Last week was unusually warm for October, and Lars and I took good advantage of the fine weather by driving down some dirt roads we hadn’t explored before. We had a canoe on top of the car, lunch, paddles and life jackets packed and even a thermos of hot tea along. It felt so civilized. Lars and I had spent the evening before comparing maps and negotiating where to explore. We meant to leave early the next morning, but with one thing and another we didn’t get on the water until 9. It was early enough for mist to still be floating above the water with the morning sun shining through. The day was sunny and nearly windless, and our first stop was a favorite lake for a quiet farewell paddle. It was a lovely way to say goodbye until next spring. There was one other canoe on the water, and we quickly lost sight of them.
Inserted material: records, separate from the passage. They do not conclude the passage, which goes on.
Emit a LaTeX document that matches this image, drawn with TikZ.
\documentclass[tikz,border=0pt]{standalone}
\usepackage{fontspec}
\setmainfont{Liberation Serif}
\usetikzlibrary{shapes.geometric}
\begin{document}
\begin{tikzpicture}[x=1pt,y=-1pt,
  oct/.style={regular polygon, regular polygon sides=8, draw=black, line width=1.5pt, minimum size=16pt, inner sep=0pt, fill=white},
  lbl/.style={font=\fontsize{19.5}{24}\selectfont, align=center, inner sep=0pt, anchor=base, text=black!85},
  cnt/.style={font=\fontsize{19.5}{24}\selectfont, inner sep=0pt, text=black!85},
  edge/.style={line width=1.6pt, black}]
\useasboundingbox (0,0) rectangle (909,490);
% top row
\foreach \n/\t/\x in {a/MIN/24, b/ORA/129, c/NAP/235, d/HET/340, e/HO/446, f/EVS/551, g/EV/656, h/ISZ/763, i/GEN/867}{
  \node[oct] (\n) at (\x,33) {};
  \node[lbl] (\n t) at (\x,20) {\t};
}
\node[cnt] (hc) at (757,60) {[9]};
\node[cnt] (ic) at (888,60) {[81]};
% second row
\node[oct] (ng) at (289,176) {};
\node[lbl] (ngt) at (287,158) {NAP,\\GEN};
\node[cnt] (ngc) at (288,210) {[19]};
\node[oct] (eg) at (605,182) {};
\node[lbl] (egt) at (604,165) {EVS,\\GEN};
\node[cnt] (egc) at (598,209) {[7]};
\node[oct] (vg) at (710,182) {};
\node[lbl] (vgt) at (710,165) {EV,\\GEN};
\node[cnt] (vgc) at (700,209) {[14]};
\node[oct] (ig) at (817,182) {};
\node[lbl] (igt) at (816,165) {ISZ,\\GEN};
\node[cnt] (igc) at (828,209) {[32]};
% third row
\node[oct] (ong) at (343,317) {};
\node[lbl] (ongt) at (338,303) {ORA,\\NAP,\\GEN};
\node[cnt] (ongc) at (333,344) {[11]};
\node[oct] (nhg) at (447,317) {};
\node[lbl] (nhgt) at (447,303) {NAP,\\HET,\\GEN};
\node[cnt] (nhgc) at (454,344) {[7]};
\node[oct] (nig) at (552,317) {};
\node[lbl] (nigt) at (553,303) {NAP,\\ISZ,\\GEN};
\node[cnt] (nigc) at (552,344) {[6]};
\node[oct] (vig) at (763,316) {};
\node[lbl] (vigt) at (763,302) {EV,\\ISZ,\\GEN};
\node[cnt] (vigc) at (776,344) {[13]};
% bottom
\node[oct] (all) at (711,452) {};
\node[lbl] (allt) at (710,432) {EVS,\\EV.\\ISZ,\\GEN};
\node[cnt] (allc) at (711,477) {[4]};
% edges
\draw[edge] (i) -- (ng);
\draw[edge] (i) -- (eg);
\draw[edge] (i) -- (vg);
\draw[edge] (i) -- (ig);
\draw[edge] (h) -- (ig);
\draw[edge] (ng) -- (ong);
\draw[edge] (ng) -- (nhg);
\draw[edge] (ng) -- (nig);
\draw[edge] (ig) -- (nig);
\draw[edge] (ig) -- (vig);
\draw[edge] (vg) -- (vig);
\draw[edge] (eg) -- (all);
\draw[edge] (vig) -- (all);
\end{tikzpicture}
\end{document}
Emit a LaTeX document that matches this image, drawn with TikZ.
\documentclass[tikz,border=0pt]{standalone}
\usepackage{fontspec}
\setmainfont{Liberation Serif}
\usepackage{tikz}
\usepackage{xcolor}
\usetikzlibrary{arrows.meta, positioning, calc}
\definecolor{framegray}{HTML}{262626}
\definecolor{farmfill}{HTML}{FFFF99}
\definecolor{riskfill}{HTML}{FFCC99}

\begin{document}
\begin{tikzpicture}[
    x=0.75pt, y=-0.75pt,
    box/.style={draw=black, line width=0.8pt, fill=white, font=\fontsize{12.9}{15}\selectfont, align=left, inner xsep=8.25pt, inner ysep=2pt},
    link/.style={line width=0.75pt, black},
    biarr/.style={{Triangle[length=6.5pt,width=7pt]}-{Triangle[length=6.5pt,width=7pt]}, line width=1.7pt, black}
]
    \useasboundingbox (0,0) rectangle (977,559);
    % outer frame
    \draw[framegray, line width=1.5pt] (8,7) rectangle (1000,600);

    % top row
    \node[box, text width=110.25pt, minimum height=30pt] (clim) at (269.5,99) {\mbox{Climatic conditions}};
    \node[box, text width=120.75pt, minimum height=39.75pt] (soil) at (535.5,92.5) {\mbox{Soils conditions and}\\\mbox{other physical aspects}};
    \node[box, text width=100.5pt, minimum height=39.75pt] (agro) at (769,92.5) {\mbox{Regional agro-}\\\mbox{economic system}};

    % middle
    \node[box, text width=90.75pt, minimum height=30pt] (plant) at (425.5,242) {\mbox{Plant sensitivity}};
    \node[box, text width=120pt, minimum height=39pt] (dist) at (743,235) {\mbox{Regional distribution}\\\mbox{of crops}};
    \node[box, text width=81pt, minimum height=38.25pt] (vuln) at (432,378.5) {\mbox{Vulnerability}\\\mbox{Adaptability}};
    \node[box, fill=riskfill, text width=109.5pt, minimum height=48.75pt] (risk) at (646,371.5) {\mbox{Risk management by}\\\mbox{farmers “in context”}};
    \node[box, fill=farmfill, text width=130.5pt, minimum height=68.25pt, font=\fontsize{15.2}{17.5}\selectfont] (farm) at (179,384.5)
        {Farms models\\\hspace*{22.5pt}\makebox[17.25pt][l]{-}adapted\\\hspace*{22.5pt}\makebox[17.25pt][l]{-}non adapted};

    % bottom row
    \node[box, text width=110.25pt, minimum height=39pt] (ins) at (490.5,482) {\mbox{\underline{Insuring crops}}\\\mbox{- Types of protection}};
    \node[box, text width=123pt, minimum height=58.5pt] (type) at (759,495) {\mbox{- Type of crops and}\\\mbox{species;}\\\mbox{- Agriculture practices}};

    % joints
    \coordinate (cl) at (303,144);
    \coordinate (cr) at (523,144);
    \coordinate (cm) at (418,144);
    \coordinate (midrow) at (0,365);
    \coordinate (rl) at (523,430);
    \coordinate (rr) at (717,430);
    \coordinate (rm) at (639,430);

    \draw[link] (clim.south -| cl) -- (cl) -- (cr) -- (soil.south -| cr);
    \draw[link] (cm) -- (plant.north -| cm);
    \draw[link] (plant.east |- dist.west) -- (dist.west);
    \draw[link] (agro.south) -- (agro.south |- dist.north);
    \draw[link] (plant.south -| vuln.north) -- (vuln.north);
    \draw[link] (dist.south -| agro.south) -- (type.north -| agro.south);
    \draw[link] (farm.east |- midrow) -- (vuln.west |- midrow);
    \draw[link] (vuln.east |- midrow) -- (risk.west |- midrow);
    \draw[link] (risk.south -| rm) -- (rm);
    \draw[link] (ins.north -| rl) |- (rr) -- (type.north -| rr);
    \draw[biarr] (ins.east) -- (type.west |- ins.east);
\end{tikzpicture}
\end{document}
We saw and heard many kingfishers, darting across the water and swooping up into nearby snags and fir trees. A few times we saw them hover before diving headlong into the water to catch fish. These birds have such unusual proportions, with a head that seems outsized to its body, long stout beaks and very short legs. Everything about them seems direct and no-nonsense except for those wild shaggy feathers on their heads that look like punk hairdos. They are such a gorgeous shade of blue, with white necks and bellies and black markings around their eyes. The female has an additional rusty band of feathers across her chest, like a too-tight waistcoat. They nest mostly in dirt banks after digging a tunnel that can range from 3 to 6 feet long. They lay 6-7 eggs, with both male and female sharing incubation and feeding. The Belted Kingfisher is the only one which summers this far north.

I had a front-row seat to a Battle Royale between two kingfishers a couple summers ago. I was sitting in a second story balcony and they went round and round the building chasing each other and chittering that distinctive call. They were flying so fast and calling so loudly! I’m not sure if it was a mating ritual or warfare, but they looked like they meant business, whatever their intentions, and they were moving too fast for me to distinguish between male and female. Kingfishers must be late migrators for us to see so many of them in October. They fly south to spend the winter on open water. I always love spotting them.
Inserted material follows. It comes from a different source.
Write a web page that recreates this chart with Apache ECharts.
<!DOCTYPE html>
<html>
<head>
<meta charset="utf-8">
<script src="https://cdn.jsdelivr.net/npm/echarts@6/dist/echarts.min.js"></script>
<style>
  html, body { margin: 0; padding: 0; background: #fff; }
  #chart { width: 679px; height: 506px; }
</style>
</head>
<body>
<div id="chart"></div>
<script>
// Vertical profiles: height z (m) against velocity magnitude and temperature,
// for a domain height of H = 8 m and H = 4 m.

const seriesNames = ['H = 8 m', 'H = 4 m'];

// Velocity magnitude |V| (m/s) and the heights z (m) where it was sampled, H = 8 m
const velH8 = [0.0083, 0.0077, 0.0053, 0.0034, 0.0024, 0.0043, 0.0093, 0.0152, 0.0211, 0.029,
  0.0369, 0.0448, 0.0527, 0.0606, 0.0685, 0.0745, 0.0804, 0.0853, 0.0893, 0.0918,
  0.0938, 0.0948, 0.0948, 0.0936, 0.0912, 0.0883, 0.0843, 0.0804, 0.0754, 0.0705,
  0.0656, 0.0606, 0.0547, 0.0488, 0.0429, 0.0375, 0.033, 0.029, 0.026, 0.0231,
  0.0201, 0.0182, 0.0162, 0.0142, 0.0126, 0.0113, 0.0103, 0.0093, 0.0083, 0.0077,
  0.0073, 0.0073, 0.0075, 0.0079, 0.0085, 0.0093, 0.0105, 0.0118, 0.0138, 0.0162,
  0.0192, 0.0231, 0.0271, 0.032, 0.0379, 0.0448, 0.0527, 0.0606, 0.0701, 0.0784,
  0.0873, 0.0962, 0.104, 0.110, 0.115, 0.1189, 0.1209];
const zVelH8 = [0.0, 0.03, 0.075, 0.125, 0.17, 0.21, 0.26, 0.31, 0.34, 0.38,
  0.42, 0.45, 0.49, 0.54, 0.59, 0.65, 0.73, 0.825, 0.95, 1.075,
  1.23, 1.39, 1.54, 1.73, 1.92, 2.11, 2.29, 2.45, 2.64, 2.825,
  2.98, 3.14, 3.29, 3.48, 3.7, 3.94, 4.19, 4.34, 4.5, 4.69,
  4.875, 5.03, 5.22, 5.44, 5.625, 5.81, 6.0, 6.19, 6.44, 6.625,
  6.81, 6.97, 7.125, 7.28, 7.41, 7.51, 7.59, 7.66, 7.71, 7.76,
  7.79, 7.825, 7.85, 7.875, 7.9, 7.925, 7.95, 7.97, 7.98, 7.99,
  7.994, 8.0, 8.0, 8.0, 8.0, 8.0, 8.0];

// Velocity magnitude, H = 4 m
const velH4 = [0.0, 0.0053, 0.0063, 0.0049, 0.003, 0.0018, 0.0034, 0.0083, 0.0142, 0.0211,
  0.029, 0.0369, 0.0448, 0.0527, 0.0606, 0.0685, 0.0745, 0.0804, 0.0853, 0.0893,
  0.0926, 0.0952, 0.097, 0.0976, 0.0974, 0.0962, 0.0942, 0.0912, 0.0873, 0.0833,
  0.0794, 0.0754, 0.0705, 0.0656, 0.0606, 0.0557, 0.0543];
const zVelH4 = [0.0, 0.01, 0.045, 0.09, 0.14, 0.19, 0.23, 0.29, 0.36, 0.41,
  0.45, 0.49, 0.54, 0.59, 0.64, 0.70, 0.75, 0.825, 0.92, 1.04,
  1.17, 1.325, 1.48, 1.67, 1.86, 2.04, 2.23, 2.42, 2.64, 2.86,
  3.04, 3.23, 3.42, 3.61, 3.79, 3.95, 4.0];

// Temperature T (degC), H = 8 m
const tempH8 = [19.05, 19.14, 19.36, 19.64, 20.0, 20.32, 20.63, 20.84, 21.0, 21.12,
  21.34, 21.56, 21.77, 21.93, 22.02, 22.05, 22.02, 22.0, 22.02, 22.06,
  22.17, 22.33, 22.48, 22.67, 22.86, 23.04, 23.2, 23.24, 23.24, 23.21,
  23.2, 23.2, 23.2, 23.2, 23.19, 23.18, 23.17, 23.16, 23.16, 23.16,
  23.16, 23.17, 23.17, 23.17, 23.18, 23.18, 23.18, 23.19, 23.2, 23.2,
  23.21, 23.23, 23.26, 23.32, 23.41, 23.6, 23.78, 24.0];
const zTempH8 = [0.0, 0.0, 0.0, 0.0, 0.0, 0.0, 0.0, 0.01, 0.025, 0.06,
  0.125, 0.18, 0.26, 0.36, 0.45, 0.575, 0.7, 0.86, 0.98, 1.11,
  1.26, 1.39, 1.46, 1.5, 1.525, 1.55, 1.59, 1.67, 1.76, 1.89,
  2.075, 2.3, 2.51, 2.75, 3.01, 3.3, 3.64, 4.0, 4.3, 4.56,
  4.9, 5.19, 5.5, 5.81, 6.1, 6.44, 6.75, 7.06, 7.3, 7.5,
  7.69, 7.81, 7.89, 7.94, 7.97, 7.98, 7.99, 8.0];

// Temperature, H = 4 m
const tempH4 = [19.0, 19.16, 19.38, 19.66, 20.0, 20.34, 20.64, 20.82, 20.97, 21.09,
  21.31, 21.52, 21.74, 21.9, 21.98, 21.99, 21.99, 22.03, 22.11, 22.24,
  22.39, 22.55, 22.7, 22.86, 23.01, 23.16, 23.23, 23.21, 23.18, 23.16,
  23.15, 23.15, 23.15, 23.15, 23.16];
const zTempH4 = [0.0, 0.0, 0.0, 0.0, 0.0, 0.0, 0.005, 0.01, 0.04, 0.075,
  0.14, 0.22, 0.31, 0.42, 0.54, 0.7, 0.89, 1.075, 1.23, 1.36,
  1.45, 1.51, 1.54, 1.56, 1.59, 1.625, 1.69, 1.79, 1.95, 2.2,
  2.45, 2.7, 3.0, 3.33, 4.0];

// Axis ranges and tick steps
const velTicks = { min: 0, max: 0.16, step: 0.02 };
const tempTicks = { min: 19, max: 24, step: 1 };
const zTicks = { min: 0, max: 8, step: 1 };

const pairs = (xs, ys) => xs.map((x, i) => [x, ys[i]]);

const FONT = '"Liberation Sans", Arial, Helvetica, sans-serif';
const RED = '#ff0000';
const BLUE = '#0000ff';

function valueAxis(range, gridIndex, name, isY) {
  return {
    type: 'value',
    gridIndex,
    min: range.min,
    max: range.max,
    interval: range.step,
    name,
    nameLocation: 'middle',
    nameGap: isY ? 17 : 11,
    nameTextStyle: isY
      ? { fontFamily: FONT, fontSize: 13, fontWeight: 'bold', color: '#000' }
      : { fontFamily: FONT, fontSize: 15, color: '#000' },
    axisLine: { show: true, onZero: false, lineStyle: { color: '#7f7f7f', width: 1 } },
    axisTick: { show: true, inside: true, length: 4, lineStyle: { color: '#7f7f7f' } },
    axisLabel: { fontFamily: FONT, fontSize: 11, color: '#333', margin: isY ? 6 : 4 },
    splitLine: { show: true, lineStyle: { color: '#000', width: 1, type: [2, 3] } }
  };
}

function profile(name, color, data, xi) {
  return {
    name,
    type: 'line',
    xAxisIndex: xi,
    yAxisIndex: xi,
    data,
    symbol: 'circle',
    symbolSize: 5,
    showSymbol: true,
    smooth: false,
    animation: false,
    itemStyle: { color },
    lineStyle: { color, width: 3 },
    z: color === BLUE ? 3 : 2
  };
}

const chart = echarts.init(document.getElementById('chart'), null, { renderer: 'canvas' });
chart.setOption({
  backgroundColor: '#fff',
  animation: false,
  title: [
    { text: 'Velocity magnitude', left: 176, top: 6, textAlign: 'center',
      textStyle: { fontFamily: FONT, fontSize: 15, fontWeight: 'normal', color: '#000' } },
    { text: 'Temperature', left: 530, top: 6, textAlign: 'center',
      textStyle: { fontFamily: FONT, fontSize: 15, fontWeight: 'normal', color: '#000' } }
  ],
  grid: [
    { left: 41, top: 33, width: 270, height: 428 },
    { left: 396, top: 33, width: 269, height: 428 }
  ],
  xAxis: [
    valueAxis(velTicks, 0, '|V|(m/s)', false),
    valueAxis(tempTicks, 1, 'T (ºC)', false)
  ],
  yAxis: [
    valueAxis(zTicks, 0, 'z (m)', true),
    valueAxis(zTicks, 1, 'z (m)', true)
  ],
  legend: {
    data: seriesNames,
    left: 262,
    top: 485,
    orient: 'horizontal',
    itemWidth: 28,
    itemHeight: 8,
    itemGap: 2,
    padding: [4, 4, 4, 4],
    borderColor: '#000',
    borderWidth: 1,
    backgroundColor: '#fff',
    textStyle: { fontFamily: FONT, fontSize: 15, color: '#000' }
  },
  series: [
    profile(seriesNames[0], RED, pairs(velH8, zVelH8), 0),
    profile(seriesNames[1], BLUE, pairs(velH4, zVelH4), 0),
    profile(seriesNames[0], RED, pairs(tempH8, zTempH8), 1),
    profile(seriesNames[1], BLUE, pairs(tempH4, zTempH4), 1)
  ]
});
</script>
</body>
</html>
Lars and I said good-bye to the kingfishers at that first lake and paddled back to the landing, then headed down the Gunflint Trail to find a new lake – one that had intrigued us during our map reading of the night before. We headed south of the Trail, went down a dirt road and found the entry point. After we filled out a day pass, we made an easy portage to the next lake. Once more, we had the place mostly to ourselves, paddling quietly down the shore, heading to anything that sparked our interest. I saw what looked like a small raft of reeds and dry grasses and paddled over to investigate and noticed a brown furry body in motion. I thought it was an otter, but as I got closer I saw a naked tail — there was a pile of two or three muskrats sitting on top of this raft. One of them looked up, wrinkled his nose at us and then they all slipped into the water. Maybe they were building a house, getting ready for winter. It was a gorgeous day of paddling and nature watching to end this canoe season.

This is the end of the season for Chik Wauk Museum and Nature Center as well. This weekend is your last chance to hike the trails, gaze at the moose pond, view the exhibits in the museum, or shop in the gift shop. Sunday is their last day for this year, and it is predicted to be a sunny day. If you’re lucky, maybe you’ll see a moose!